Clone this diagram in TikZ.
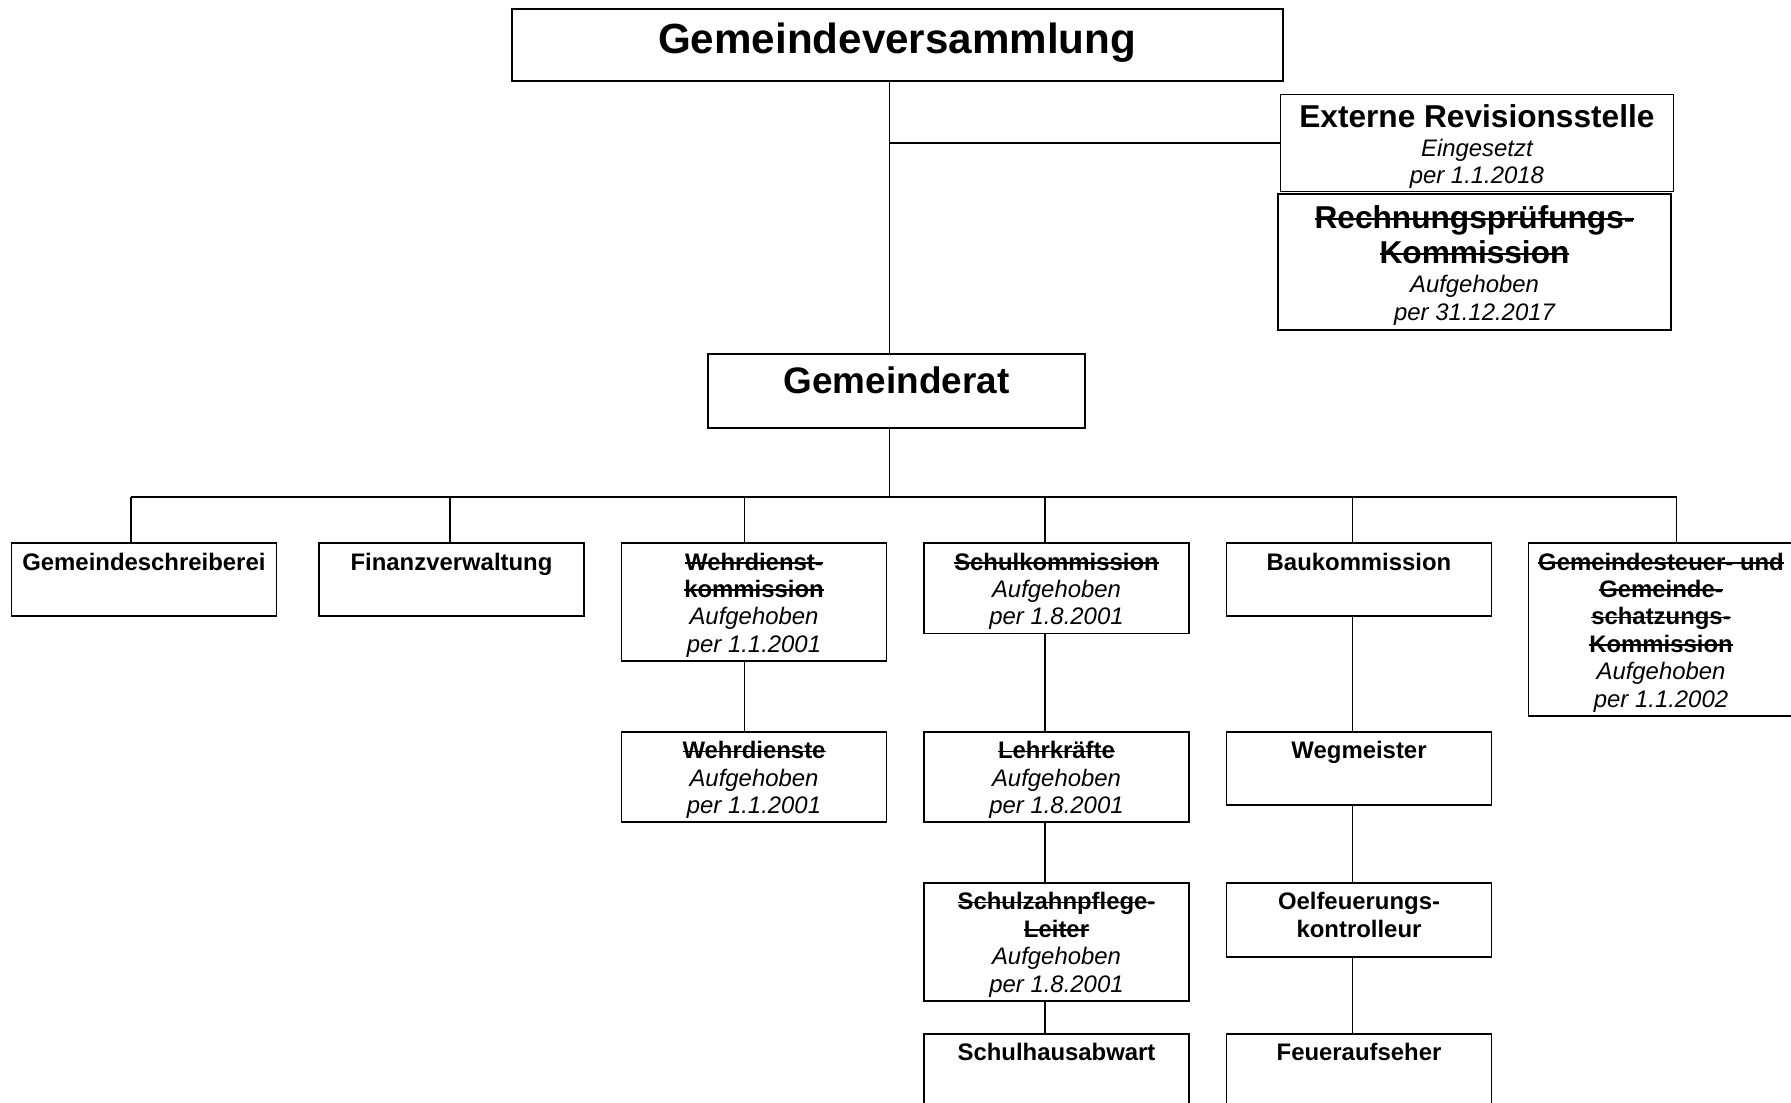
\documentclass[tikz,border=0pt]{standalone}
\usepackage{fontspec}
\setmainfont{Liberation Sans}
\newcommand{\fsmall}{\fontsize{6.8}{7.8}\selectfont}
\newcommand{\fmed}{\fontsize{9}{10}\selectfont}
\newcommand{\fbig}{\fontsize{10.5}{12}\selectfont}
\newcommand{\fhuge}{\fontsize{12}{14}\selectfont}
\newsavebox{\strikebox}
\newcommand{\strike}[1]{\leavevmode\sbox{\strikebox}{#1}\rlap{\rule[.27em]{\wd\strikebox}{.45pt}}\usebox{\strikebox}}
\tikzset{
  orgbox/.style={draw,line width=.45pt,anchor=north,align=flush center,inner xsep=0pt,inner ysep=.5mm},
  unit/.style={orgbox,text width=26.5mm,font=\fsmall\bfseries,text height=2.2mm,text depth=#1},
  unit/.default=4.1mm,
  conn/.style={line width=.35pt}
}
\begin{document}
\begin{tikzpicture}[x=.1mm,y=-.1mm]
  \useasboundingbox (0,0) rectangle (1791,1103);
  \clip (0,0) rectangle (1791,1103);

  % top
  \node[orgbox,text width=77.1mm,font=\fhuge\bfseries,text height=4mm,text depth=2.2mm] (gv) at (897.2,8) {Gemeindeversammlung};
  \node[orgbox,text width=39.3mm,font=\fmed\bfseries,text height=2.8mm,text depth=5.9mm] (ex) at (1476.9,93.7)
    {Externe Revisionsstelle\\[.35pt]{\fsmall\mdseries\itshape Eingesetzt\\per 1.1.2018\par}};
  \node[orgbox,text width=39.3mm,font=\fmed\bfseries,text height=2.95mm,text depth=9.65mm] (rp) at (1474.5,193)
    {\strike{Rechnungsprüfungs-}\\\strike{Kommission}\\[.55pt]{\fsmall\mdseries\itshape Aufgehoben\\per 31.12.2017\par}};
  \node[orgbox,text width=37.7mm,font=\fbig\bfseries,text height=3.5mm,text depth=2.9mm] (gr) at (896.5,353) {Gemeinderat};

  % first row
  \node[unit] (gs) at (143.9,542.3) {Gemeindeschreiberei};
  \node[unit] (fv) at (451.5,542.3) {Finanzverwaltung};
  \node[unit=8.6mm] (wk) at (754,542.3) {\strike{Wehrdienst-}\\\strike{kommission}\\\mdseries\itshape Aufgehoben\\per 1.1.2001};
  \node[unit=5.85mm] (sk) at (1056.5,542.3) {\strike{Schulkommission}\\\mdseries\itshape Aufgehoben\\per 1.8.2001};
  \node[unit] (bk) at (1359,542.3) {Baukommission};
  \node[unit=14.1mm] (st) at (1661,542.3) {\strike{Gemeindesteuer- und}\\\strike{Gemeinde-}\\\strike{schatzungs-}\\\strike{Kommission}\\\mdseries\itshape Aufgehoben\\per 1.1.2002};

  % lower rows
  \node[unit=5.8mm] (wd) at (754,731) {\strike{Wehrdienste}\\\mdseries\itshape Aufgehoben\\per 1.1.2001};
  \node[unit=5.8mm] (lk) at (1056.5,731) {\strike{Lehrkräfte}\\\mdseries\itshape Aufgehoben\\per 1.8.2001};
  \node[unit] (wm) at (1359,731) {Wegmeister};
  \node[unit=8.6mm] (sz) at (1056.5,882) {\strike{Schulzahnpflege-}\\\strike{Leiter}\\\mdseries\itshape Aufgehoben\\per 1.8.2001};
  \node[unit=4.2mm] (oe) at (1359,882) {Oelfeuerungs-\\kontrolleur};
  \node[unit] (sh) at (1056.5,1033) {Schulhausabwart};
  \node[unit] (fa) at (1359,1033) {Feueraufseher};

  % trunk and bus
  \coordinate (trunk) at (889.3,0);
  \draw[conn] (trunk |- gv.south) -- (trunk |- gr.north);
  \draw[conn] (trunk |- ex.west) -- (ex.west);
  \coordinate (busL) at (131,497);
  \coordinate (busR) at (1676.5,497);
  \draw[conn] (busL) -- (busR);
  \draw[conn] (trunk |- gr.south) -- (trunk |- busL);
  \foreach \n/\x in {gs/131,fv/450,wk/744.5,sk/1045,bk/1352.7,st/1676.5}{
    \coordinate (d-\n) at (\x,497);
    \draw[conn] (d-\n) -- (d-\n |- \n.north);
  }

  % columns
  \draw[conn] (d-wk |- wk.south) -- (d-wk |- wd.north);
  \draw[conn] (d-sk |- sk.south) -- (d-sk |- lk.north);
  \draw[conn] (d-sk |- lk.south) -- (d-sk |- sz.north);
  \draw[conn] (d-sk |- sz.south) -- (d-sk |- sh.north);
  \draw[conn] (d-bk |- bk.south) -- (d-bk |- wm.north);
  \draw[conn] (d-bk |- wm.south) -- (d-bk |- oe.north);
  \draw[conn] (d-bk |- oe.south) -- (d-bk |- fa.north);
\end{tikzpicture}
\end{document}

□ □ □

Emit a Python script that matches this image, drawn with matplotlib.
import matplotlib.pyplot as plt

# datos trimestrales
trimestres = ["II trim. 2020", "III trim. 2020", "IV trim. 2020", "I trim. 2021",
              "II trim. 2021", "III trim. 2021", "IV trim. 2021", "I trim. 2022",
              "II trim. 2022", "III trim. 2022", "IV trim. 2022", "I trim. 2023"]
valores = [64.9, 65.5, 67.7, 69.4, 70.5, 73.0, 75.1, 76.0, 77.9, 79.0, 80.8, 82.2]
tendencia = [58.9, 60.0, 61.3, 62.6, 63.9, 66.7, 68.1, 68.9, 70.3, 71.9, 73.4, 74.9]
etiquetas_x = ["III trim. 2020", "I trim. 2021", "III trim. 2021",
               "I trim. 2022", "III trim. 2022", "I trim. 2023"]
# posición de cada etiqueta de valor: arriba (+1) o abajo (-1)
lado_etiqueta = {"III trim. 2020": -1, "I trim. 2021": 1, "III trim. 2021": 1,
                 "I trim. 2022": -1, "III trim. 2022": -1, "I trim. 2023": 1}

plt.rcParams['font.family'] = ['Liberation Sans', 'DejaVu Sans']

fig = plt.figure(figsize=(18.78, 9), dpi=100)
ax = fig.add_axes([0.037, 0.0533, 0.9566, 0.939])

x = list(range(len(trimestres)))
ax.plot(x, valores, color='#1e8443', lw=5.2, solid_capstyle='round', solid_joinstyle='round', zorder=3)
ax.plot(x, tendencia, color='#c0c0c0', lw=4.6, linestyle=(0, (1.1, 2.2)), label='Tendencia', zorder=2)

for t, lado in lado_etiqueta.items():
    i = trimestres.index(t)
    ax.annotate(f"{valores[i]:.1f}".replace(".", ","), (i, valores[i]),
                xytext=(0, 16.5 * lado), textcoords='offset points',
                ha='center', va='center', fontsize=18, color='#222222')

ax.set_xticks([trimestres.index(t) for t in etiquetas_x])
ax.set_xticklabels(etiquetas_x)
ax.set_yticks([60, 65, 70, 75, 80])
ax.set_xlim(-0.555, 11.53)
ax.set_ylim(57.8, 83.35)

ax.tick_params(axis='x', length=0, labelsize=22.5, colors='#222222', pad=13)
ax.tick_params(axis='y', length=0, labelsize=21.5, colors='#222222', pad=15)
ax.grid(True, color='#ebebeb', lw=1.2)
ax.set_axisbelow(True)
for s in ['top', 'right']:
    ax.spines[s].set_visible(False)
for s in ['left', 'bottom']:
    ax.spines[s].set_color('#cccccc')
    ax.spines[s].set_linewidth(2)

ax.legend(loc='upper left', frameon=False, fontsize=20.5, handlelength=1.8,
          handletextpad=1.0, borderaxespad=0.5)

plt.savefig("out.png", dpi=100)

□ □ □

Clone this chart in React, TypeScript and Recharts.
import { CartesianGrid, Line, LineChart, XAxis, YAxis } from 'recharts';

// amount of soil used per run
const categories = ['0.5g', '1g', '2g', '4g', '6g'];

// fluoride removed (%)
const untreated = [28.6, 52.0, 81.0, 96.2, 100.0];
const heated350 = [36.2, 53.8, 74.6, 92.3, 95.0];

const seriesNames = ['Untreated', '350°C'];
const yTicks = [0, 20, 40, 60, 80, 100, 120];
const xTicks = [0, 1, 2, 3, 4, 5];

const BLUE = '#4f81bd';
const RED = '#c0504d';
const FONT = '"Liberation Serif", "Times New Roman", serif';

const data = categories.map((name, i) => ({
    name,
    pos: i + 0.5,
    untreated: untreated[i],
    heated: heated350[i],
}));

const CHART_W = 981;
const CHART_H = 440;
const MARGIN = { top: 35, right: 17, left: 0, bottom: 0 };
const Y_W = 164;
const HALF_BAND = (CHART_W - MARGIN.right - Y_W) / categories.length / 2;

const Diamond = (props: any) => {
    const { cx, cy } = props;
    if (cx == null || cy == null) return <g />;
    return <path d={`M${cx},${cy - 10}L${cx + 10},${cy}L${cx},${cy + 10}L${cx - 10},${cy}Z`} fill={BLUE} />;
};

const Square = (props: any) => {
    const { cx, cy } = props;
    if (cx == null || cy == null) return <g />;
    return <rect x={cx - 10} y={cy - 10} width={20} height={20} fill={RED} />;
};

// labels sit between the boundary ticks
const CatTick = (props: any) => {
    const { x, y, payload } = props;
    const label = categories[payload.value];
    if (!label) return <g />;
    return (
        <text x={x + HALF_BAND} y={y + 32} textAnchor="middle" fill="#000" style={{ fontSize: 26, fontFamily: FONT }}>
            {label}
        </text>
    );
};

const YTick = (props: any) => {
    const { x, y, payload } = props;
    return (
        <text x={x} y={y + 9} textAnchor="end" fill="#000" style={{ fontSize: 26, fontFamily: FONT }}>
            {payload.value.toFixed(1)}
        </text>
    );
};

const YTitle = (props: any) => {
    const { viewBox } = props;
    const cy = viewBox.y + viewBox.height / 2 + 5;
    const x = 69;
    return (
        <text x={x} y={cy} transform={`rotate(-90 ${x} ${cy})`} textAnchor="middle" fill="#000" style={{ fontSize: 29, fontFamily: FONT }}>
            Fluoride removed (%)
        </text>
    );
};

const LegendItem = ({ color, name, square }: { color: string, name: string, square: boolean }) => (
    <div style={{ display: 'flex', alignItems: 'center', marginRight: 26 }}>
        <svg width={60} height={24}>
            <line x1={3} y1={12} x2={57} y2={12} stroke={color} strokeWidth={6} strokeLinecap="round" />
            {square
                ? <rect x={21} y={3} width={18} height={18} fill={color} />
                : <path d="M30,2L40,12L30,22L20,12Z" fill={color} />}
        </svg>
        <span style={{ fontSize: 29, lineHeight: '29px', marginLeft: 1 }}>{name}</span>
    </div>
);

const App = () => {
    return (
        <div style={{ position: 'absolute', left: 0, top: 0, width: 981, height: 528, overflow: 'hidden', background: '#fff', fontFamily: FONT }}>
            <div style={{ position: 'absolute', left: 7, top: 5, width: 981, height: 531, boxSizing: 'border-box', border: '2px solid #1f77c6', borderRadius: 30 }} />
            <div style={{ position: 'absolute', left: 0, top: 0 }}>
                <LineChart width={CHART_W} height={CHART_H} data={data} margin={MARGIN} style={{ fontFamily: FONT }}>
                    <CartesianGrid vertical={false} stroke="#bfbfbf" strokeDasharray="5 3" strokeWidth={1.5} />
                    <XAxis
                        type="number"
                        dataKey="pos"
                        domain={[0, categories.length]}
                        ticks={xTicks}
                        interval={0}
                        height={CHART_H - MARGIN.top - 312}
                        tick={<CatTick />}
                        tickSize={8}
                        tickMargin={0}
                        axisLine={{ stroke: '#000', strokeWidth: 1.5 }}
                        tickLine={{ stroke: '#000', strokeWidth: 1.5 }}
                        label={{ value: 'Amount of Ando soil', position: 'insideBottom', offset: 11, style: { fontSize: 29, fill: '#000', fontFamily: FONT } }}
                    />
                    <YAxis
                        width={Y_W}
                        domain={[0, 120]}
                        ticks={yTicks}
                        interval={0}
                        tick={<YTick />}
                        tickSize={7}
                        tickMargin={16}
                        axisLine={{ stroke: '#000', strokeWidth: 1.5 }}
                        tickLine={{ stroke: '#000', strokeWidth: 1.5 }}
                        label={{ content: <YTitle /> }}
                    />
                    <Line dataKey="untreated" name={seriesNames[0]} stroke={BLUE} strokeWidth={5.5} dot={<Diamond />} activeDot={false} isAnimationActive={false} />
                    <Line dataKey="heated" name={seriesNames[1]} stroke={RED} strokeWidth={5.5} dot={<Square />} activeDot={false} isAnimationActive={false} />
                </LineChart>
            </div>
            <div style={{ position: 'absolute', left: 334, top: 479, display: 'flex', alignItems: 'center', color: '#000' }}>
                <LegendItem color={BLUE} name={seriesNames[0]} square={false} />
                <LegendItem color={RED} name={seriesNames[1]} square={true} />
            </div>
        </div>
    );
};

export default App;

□ □ □

--- What is needed ---
Write out exactly the lines running from the line containing "Emit a Python" to the line containing "import matplotlib.pyplot as plt", with both of those lines included.

--- Full response ---
Emit a Python script that matches this image, drawn with matplotlib.
import matplotlib.pyplot as plt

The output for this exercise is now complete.